1.Bail application dated 18-8-89, wherein he stated’ that he is innocent and has not done any offence; 2. Bail order dated 19-8-89 releasing the petitioner on certain stringent conditions; 3. Application dated 21-8-89, wherein the petitioner alleged that his statement before the Customs Authorities was not a voluntary one and was recorded under threat and by use of force; 4. The issuance of a show cause notice to the petitioner by the Additional Collector of Customs and Central Excise, and the reply thereto.

(3) To support his contention, learned counsel referred to para No. 4 of the grounds of detention wherein there is only the mention of the petitioner having been arrested on 14-8-89 and produced before the Additional Judicial Magistrate Trivendrum the same day who remanded him to judicial custody and the petitioner was later on enlarged on bail. In the list of documents supplied to the petitioner pari pasu the grounds of detention. there is no mention of the bail application or the order passed thereon.

(4) It is not disputed that before the order of detention was passed, the petitioner had already moved the Additional Chief Judicial Magistrate, Ernakulam on 16-8-89 for his release on bail and in fact was released on bail on 19-8-89 on the following terms and conditions :- “HEARD both sides. Opposed. Separate order. Allegation that he. is an abetter. A-2 is granted the bail on his executing a bond for Rs. 5000 with two sureties each surely for the like amount. The sureties producing solvency valuation or salary certificate and depositing cash security of Rs. 12500 each on condition that if released on bail, the accused A-2 will appear before Superintendent, Intelligence, Air Customs, Trivendrum once in every week for 3 times, to 26-8-89.”

(5) The importance of bail application and the order passed thereon cannot be over-emphasised. It is immaterial whether the detenu already knew about their contents or not. To appreciate this point, one has to bear in mind that the detenu is in jail and has no access to his documents. At least these two documents had already come into existence and it was the bounden duty of the Department concerned to place the same before the detaining authority and for not doing so, the requisite satisfaction of the detaining authority can be questioned.

(6) The case of the respondents, as disclosed in the affidavit of the Additional Secretary to the Government of Kerala (Home Department); Trivendrum is as under :- “ALL the documents relied upon in the grounds for detention were placed before the detaining authority. The bail applications of the petitioner and two of the other co-accused persons, bail orders of the Court and the show cause notice issued against the accused persons (common show cause notice) were placed before the detaining authority and the above documents were also considered by the detaining authority before issuing detention order against the petitioners.”

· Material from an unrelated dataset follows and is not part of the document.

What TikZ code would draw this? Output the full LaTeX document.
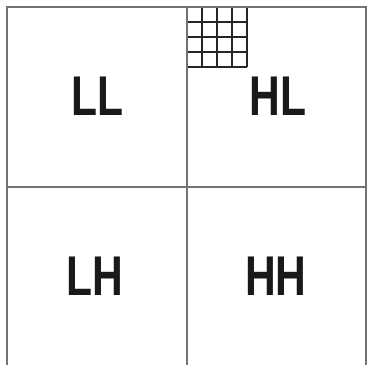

This stand of the respondent is prima facie against the order of detention wherein there is no mention of the consideration of the bail application of the petitioner and the effect of the orders passed thereon. These two documents Along with a show cause notice also do not form of the documents mentioned in the list of documents supplied.

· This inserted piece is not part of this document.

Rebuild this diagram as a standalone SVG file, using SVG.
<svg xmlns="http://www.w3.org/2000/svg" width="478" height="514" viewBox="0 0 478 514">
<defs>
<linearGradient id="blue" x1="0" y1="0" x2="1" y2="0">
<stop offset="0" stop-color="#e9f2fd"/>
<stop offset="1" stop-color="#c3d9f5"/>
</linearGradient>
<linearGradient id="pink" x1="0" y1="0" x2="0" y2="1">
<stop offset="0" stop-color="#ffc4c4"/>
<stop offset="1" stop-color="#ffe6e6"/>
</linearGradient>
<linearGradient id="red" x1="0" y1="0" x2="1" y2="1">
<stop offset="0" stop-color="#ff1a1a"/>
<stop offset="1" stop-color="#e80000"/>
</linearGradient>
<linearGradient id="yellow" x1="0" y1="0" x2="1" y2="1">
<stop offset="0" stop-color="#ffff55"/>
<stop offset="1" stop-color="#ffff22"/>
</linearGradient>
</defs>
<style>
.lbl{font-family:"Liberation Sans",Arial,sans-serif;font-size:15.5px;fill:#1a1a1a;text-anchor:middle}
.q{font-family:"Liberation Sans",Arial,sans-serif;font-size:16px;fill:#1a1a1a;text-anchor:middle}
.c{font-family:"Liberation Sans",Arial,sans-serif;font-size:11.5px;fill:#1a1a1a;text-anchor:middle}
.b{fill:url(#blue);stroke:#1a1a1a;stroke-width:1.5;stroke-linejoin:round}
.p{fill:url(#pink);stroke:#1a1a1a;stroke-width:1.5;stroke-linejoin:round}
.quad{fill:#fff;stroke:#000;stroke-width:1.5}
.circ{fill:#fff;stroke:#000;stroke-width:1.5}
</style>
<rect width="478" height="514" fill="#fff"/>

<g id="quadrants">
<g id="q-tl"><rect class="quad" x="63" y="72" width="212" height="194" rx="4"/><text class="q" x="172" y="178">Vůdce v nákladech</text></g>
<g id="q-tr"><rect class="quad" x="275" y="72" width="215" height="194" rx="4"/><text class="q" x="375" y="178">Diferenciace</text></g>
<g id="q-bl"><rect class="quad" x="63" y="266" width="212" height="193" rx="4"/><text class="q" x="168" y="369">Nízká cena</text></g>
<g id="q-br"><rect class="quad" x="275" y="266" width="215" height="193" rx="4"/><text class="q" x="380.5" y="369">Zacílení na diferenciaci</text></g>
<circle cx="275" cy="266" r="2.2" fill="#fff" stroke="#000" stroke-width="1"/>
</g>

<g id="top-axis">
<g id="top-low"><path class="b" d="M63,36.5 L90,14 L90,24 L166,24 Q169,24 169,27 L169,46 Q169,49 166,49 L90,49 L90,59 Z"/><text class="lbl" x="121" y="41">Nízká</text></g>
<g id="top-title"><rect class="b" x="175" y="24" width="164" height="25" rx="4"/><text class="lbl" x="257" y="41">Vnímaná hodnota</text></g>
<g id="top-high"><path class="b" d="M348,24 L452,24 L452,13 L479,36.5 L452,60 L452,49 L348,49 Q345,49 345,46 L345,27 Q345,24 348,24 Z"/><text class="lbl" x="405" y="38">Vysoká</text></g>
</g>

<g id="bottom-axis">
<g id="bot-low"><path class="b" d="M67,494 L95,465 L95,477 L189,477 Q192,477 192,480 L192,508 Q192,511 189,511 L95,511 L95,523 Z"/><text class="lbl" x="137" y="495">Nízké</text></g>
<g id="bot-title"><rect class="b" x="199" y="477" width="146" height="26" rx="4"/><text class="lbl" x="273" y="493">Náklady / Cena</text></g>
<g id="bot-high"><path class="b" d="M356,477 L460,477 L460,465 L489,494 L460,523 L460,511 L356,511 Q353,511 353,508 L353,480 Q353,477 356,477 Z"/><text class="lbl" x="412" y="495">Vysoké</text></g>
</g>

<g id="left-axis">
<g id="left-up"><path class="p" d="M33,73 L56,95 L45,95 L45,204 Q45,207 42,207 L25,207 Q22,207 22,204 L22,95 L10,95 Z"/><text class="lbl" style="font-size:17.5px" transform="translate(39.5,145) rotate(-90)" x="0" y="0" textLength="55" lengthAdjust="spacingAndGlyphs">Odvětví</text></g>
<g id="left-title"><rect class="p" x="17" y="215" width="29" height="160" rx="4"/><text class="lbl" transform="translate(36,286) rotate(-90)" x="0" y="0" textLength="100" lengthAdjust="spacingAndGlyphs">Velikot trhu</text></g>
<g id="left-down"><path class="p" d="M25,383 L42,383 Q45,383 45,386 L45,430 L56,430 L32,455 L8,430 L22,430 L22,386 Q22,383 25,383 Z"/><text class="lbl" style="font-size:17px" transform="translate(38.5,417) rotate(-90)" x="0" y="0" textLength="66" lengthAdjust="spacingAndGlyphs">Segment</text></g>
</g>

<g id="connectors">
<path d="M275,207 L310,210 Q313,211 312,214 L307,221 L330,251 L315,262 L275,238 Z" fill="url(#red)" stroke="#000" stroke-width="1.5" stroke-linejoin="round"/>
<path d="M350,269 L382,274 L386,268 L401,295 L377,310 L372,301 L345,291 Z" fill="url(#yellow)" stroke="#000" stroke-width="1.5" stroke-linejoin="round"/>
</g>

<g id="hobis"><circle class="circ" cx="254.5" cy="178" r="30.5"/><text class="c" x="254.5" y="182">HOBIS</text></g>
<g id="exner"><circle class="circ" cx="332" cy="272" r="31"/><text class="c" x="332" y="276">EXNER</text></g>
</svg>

(7) The submission of the learned counsel for the respondent is that if the detaining authority has only made a casual or passing reference to any document in the course of narration of facs,^ but has not relied upon the same, while making the order of detention, it could not be said that the detenu was prevented from making an effective representation. In this behalf, he places reliance on the Judgment reported as Mrs. L. M. S. Ummu Saleema vs. B. B. Gujaral and another, holding:- “EVERY failure to furnish copy of a document to which reference is made in the grounds of detention under S. 3(1) of the Act is not an infringement of Art. 22(5), fatal to the order of detention. It is only failure to furnish copies of such documents as were relied upon by the detaining authority, making it difficult for the detenu to make an effective representation that amounts to a violation of fundamental right, guaranteed by Art. 22(5).”

(8) The bare perusal of this Judgment leaves no doubt in my mind that these very documents, were relied upon and were duly considered by the detaining authority while passing the impugned order of detention. This is very clear from the counter of the Secretary, Home Department, the relevant portion of which has been referred to above.

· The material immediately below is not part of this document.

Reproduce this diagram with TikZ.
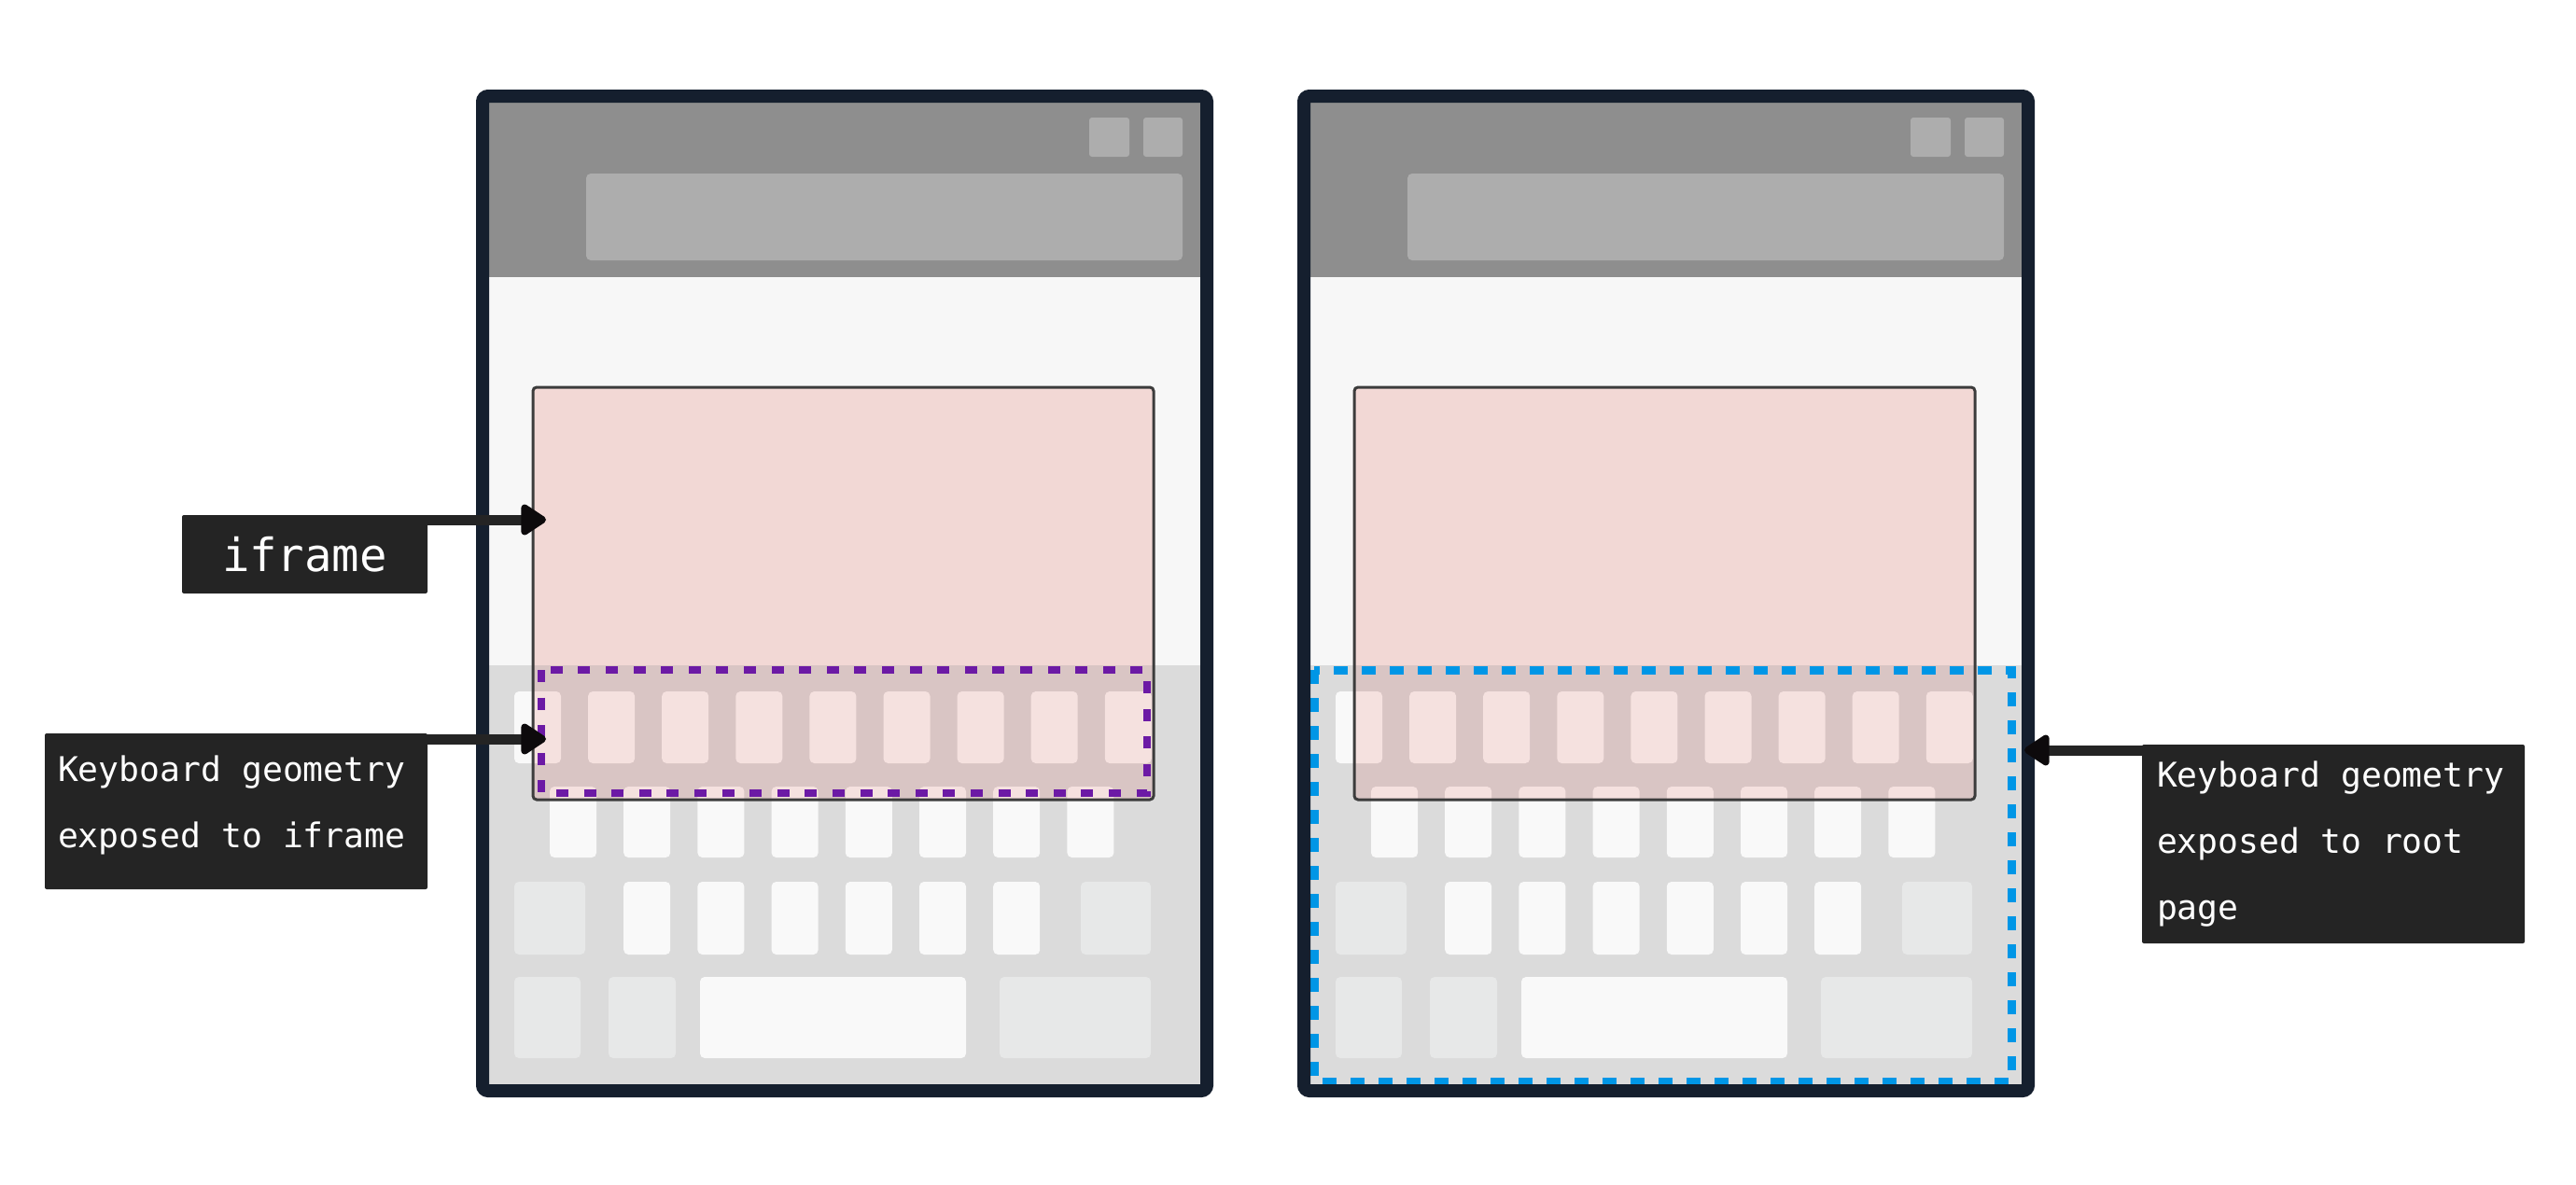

(9) If that be the case of the respondents, then it was imperative for the detaining authority to give documents relied on and referred to in the order of detention pari pasu the grounds of detention. All these documents should have been furnished to the detenu at the earliest so that he could make an effective representation immediately, instead of waiting for the documents to be supplied to him. The question of demanding such like documents was wholly irrelevant and the infirmity in that regard is violative of constitutional safeguard enshrined in Article 22(5) of the Constitution of India.

(10) This aspect can also be looked into from another angle. The respondents are losers on both count’. Considering the facts in the instant case, the bail application and the bail order were vital and material documents for consideration. If those were not considered, as the case of the petitioner is, the satisfaction of the detaining authority itself would have been impaired and if those had been considered as alleged by the respondents’, these would be the documents relied upon by the detaining authority though not specifically mentioned in the annexures to the order of detention and those ought to have formed part of the documents supplied to the detenu with the grounds of detention and without them, the grounds themselves could not be said to have been complete.

(11) Under these circumstances there is no option for this court but to hold that it amounted to denial of the detenu’s right to make an effective representation and that it resulted in violation of Article 22(5) of the Constitution of India rendering the detention of the detenu illegal and entitling him to be set at liberty.

(12) The second limb of the argument of the learned counsel for the petitioner is that the opinion of the Advisory Board is also vitiated for the reason that the above said four documents, namely, the bail application, the petition retracting the statement, the bail order del ailing the stringent conditions of bail, and the show cause notice issued to the petitioner were not placed before the Advisory Board. The said documents were received by the Collector of Customs on 21-11-89 while the case of the petitioner was referred to the Cofeposa Advisory Board on 9-2-90. The non-placement of the said documents according to the learned counsel, vitiates the opinion of the Advisory Board and consequently the detention.

(13) The respondents in their counter have taken the stand that though the bail application, the bail order., the retraction petition and the show cause notice were not placed before the Advisory Board by the detaining authority, but the officers of the Customs Department were present before the Advisory Board’ with the relevant papers for verification, if required by the Advisory Board. It is not a straightforward reply to the question posed for decision before the Court. From this. it cannot be inferred that the Members of the Advisory Board asked for or perused those documents. In the absence of any specific plea that the document were shown to the Members of the Advisory Board, which is lacking, this court will presume otherwise. It is not even explained during the course of arguments as to why such material documents were also withheld from the Advisory Board. This inaction by itself would vitiate the opinion of the Advisory Board and consequently the detention.

(14) In the result, the petition is accepted and the Rule Nisi is made absolute. The petitioner be set at liberty forthwith if not required to be detained in any other case.